Goの構造体とPythonのクラスの違い
プログラミング言語には、それぞれ異なるデータ構造やオブジェクト指向の概念があります。
この記事では、Go言語の「構造体(struct)」とPythonの「クラス(class)」の違いについて情報を整理しました。
1. データとメソッドの組み合わせ
<Goの構造体>
Goの構造体は、データ(フィールド)を保持するためのカスタムデータ型。
構造体そのものにはメソッドを直接含めませんが、構造体型に対してメソッドを定義することができます。
type Person struct {
Name string
Age int
}
func (p *Person) Greet() string {
return "Hello, " + p.Name
}
<Pythonのクラス>
Pythonのクラスは、データ(属性)とその操作を行うメソッドを一つにまとめたもの。
クラス内でメソッドを定義し、インスタンスを通じてそれを呼び出すことができます。
class Person:
def __init__(self, name, age):
self.name = name
self.age = age
def greet(self):
return f"Hello, {self.name}"
p = Person("Alice", 30)
print(p.greet())
2. 継承
<Goの構造体>
Goの構造体は、クラスベースの継承をサポートしていない。
代わりに「埋め込み」や「コンポジション」を使用してコードの再利用を行います。
type Employee struct {
Person
EmployeeID string
}
<Pythonのクラス>
Pythonのクラスは継承をサポートしており、親クラスの機能を子クラスに引き継ぐことができる。
また、多重継承も可能です。
class Employee(Person):
def __init__(self, name, age, employee_id):
super().__init__(name, age)
self.employee_id = employee_id
3. ポリモーフィズム(多態性)
<Goの構造体>
Goでは、インターフェースを使ってポリモーフィズムを実現する。
インターフェースはメソッドの集合を定義し、それを実装する任意の構造体がそのインターフェースを満たすと見なされます。
type Greeter interface {
Greet() string
}
<Pythonのクラス>
Pythonでは、継承とメソッドのオーバーライドを使ってポリモーフィズムを実現する。
また、"duck typing"により、特定のインターフェースを持つ必要はないようです。

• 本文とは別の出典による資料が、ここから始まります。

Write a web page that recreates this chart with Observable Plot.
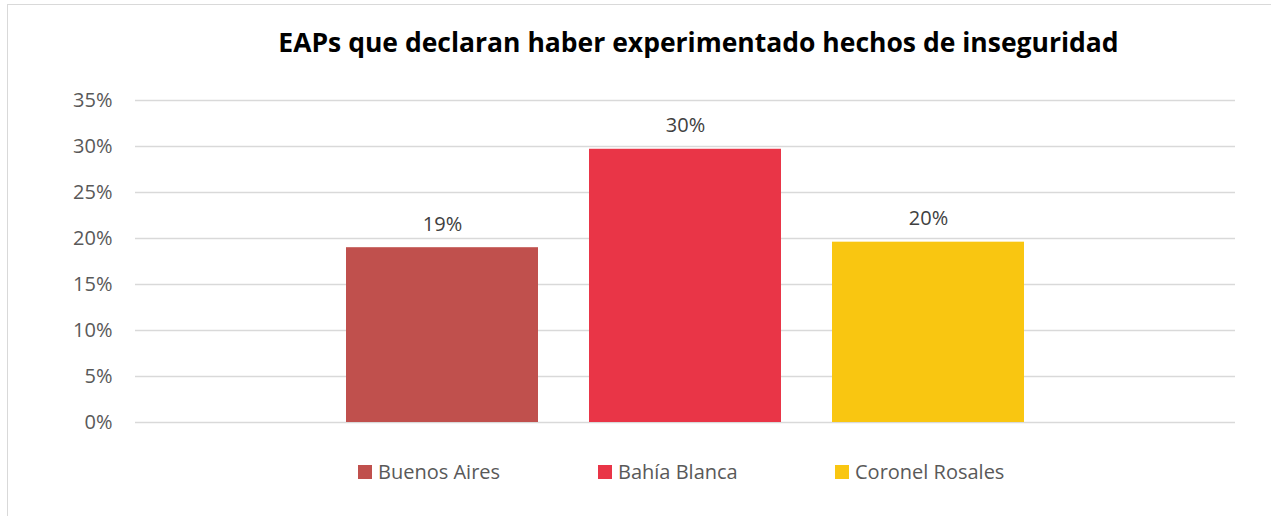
<!DOCTYPE html>
<html>
<head>
<meta charset="utf-8">
<script src="https://cdn.jsdelivr.net/npm/d3@7"></script>
<script src="https://cdn.jsdelivr.net/npm/@observablehq/plot@0.6"></script>
<style>
  body { margin: 0; background: #fff; }
  #wrap { position: relative; width: 1271px; height: 516px; overflow: hidden; font-family: "Open Sans", sans-serif; }
  #frame { position: absolute; left: 7px; top: 4px; width: 1300px; height: 600px; border-left: 1.5px solid #d9d9d9; border-top: 1.5px solid #d9d9d9; }
  #title { position: absolute; top: 24px; left: 0; width: 1397px; text-align: center; font-weight: 700; font-size: 26.5px; color: #000; white-space: nowrap; }
  #chart { position: absolute; left: 0; top: 0; }
  #legend { position: absolute; top: 458px; left: 0; width: 1271px; height: 30px; }
  .item { position: absolute; display: flex; align-items: center; font-size: 20px; color: #595959; white-space: nowrap; }
  .sw { width: 14px; height: 14px; margin-right: 6px; }
</style>
</head>
<body>
<div id="wrap">
  <div id="frame"></div>
  <div id="chart"></div>
  <div id="title">EAPs que declaran haber experimentado hechos de inseguridad</div>
  <div id="legend"></div>
</div>
<script>
const categories = ["Buenos Aires", "Bahía Blanca", "Coronel Rosales"];
const values = [0.190, 0.297, 0.196];
const labels = ["19%", "30%", "20%"];
const colors = ["#C0504D", "#E93547", "#F9C611"];
const yTicks = [0, 0.05, 0.10, 0.15, 0.20, 0.25, 0.30, 0.35];

const data = categories.map((c, i) => ({category: c, value: values[i], label: labels[i]}));

const plot = Plot.plot({
  width: 1271,
  height: 440,
  marginTop: 100,
  marginBottom: 18,
  marginLeft: 135,
  marginRight: 36,
  style: {fontFamily: "Open Sans, sans-serif", fontSize: "20px", color: "#595959", background: "transparent"},
  x: {domain: categories, paddingInner: 0.21, paddingOuter: 0.86, axis: null},
  y: {domain: [0, 0.35], ticks: yTicks, tickFormat: d => Math.round(d * 100) + "%", label: null, tickSize: 0, tickPadding: 23},
  color: {domain: categories, range: colors},
  marks: [
    Plot.gridY(yTicks, {stroke: "#d9d9d9", strokeOpacity: 1, strokeWidth: 1.5}),
    Plot.axisY({ticks: yTicks, tickFormat: d => Math.round(d * 100) + "%", tickSize: 0, tickPadding: 23, fontSize: 20, fill: "#595959", label: null}),
    Plot.barY(data, {x: "category", y: "value", fill: "category"}),
    Plot.text(data, {x: "category", y: "value", text: "label", lineAnchor: "bottom", dy: -17, fontSize: 20, fill: "#404040"})
  ]
});
document.getElementById("chart").appendChild(plot);

const legendX = [358, 598, 835];
const legend = document.getElementById("legend");
categories.forEach((c, i) => {
  const it = document.createElement("div");
  it.className = "item";
  it.style.left = legendX[i] + "px";
  it.innerHTML = `<div class="sw" style="background:${colors[i]}"></div><span>${c}</span>`;
  legend.appendChild(it);
});
</script>
</body>
</html>
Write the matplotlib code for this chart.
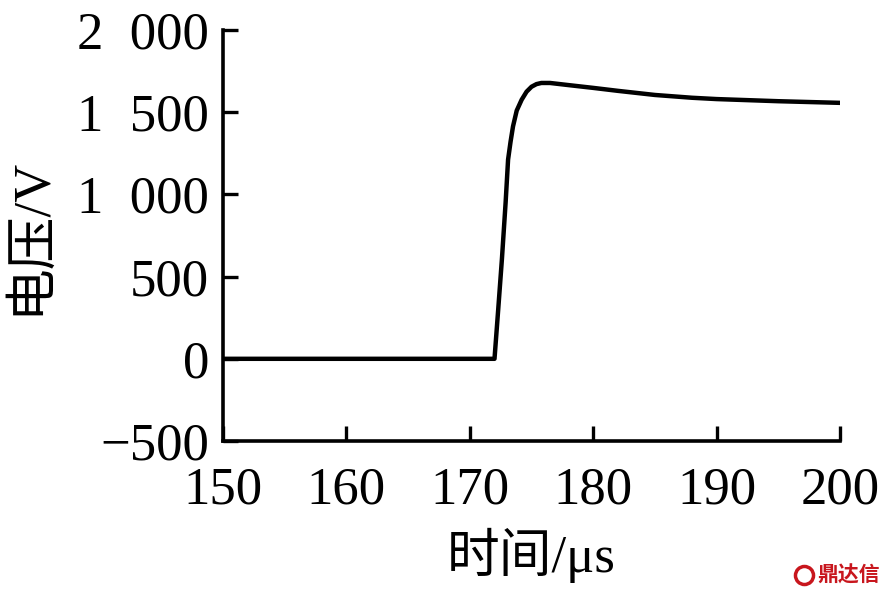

※duck typeing(ダックタイピング): メソッドや属性を利用することで、オブジェクトの型を決定するポリモーフィズム(多態性)を実現する手法の一つ
class Bird:
def fly(self):
print("Flying")
class Airplane:
def fly(self):
print("Flying high in the sky")
def take_off(flying_object):
flying_object.fly()
take_off(Bird()) # Output: Flying
take_off(Airplane()) # Output: Flying high in the sky
4. メモリ管理
<Goの構造体>
Goは静的型付け言語で、構造体のメモリはスタックまたはヒープに割り当てられる。
ガベージコレクタがメモリを管理し、必要に応じて自動的に解放します。
<Pythonのクラス>
Pythonは動的型付け言語であり、すべてのオブジェクトはヒープ上に作成される。
Pythonのガベージコレクタが不要になったオブジェクトを自動的に解放します。